The National Unity Party (UBP)/Democratic Party (DP) coalition government led by Prime Minister Huseyin Ozgurgun and Deputy PM Serdar Denktaş held a press conference yesterday to evaluate its four months in power.
Ozgurgun held the press conference with his chief ministers present, something which was unusual, Havadis reports.
Both Ozgurgun and Denktaş said that they have differing opinions with the President, on the Cyprus problem. Denktaş noted that this is the reason why they want a government representative on the Turkish Cypriot negotiating team.
On the same topic, Halkin Sesi reports that Ozgurgun complained that he is not briefed by Akinci right after every meeting in the Cyprus negotiations and added that during former Turkish Cypriot President Mehmet Ali Talat’s time in office, they had been briefed directly after every meeting.
The paper reports that Denktaş said that the government has a different interpretation to Akinci and the Greek Cypriot side on the 11 February (2014) joint declaration. The report added that they want to have a representative in the negotiations to observe things “as they are and not as they are conveyed” to them.
Foreign Minister Tahsin Ertugruloglu alleged that “we do not need to deceive our people that a solution will be reached” and claimed that the joint declaration “should not be evaluated as the Koran of the [negotiating] process”.

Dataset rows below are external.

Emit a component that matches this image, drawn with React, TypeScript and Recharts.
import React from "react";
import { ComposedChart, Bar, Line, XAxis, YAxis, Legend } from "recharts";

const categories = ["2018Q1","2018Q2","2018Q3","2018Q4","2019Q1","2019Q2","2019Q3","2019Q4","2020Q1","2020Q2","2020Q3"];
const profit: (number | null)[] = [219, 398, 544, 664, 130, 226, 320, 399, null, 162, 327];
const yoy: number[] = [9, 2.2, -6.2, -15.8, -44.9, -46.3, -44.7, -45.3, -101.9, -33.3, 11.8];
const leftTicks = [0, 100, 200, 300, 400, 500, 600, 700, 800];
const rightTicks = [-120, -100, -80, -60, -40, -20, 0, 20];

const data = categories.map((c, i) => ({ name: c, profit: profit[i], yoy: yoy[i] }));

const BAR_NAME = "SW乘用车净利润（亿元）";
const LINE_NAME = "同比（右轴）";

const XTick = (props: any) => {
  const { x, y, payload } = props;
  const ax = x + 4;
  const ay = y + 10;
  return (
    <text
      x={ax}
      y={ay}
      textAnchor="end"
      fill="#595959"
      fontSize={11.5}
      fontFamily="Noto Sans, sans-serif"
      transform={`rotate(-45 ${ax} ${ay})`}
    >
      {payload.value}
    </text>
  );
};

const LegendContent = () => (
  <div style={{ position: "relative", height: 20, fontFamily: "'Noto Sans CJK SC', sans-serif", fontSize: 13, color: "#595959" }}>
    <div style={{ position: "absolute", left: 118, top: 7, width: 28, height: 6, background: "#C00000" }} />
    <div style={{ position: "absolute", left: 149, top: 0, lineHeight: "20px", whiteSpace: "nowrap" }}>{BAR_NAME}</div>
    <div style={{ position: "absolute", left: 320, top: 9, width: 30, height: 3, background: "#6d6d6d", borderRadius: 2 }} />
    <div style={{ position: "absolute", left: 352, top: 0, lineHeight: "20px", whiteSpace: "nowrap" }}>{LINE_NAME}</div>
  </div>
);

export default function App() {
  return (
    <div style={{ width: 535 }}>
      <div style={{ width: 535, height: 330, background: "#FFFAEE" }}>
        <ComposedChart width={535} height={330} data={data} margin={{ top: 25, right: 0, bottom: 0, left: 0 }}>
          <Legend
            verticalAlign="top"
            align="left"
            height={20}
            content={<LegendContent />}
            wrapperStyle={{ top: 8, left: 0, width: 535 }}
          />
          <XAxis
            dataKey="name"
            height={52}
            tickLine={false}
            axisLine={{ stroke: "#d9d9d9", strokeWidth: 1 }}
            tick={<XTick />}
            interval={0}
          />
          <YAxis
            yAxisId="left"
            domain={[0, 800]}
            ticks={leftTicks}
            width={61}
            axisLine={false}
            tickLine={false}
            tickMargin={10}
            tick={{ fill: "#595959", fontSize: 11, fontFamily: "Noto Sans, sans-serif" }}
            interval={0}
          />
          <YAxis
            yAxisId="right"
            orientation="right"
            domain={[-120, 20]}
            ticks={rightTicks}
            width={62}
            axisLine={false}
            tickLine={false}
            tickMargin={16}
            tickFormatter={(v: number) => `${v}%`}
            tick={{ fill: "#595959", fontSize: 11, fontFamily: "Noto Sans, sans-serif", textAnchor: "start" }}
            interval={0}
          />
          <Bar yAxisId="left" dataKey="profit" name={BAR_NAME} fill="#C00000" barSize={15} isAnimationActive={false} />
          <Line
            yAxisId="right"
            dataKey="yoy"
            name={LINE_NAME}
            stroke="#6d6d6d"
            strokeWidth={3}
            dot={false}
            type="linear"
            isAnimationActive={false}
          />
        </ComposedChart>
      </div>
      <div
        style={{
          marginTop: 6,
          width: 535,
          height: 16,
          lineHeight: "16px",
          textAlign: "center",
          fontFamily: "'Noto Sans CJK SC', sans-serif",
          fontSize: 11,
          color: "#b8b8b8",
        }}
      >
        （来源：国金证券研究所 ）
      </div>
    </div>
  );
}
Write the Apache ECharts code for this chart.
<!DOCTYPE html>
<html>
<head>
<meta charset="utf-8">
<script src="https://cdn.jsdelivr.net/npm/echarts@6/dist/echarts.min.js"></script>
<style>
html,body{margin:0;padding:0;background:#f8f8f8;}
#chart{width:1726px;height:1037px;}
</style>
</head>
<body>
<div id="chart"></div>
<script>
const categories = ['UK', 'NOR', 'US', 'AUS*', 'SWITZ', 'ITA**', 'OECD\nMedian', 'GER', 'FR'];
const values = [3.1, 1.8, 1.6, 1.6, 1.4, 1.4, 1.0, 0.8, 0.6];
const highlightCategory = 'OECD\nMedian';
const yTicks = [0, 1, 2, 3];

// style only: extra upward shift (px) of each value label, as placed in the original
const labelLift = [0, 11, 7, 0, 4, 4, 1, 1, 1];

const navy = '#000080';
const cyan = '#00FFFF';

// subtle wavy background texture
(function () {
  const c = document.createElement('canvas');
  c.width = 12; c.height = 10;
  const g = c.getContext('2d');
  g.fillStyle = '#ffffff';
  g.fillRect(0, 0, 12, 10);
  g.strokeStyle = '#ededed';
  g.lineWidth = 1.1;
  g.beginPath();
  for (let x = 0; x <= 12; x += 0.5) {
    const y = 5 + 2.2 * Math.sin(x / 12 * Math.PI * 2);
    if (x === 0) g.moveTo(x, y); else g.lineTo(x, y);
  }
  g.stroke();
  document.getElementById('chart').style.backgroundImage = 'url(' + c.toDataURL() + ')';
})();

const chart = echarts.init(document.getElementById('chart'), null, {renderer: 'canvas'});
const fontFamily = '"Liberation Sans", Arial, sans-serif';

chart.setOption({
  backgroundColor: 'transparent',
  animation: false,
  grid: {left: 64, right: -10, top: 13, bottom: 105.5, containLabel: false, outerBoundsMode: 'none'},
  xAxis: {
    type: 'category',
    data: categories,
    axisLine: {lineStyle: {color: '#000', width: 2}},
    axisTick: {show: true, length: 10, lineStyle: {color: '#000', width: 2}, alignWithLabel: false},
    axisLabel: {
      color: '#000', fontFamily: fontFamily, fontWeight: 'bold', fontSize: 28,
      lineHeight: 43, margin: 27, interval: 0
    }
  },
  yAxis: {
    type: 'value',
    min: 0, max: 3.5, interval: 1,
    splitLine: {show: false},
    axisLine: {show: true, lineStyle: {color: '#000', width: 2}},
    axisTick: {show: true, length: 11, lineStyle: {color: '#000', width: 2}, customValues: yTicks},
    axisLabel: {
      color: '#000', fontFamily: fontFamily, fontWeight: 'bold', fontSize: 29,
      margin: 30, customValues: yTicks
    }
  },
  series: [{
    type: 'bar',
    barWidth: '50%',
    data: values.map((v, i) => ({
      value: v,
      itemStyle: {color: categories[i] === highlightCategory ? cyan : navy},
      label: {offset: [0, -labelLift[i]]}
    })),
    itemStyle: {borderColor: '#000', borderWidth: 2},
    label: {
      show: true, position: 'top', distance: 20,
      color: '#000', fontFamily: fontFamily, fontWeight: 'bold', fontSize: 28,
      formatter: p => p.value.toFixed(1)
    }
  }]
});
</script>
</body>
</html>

Referring to progress made by the new coalition government, PM Ozgurgun said that it was too early to make an assessment one way or the other since the government had only been in power for a few months.
Commenting on the establishment by Turkey of a youth and sports coordination office in the North, Ozgurgun said that he does not want to analyse what is behind the reactions against this proposed office. He said that he had met with all the sport clubs in the TRNC and with 800 athletes, without seeing any reaction against the office.
He argued that he does not know how much the young people who react against the office are related with sports and that he cannot understand why they show such opposition.